The incident, which took place earlier in the week, happened just a month before the Thai capital is to host the 15th International AIDS Conference that is expected to be attended by more than 10,000 participants.
Some 70 Thai government officials, voluntary agency workers and people with HIV/AIDS in the workshop were initially given rooms on various floors when they checked into the Prince Palace Hotel on Sunday, said Nimit Tienudom, head of AIDS Access, an advocacy group.
But when hotel officials realized that some of the people had AIDS because of skin lesions, they moved everybody to one floor the next day, he told The Associated Press.
They were also asked to eat in a separate dining area.
“It was like they were placed in a zoning area,” said Nimit, who had spoken to organizers of the workshop, which was co-sponsored by the government.
“This reflects the ignorance of Thai society in the matter of living with (people with HIV) and how it is contracted,” Nimit said.
The participants, however, didn’t want to create a fuss, and the incident was first reported by The Nation newspaper on Thursday.
Hotel officials, speaking on condition of anonymity, said they were acting in the interest of their other guests. They also said they instructed cleaning staff to take precautions.
“We were just scared the other guests would be alarmed,” said a front desk manager said, adding it was normal practice in hotels to give conference participants a private dining area.

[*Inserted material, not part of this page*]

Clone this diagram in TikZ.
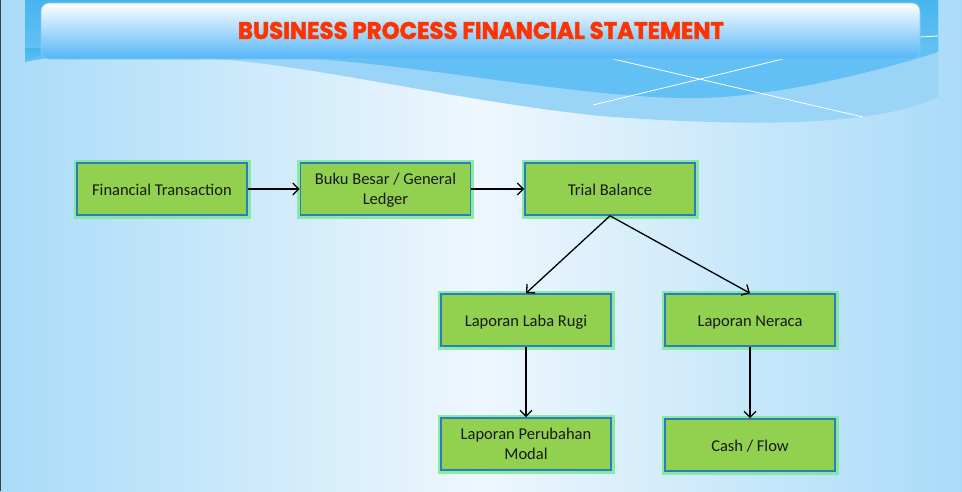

However, the manager also said the organizers should not have invited people with AIDS. And even if they did, “they should have told us about it so that we could have prepared for them,” he said without elaborating.
He cited last year’s SARS outbreak when hotel guests were avoiding others from areas hardest hit by the respiratory disease such as Taiwan.
“When guests saw guests from other countries, from Taiwan, they would be really alarmed,” he said.
An official from the government’s Communicable Diseases Control Department said about half of the 70 participants at the workshop were infected with HIV, the virus that causes AIDS.
The official, who declined to give her name, said the CDC and Public Health Ministry have not yet taken action against the hotel.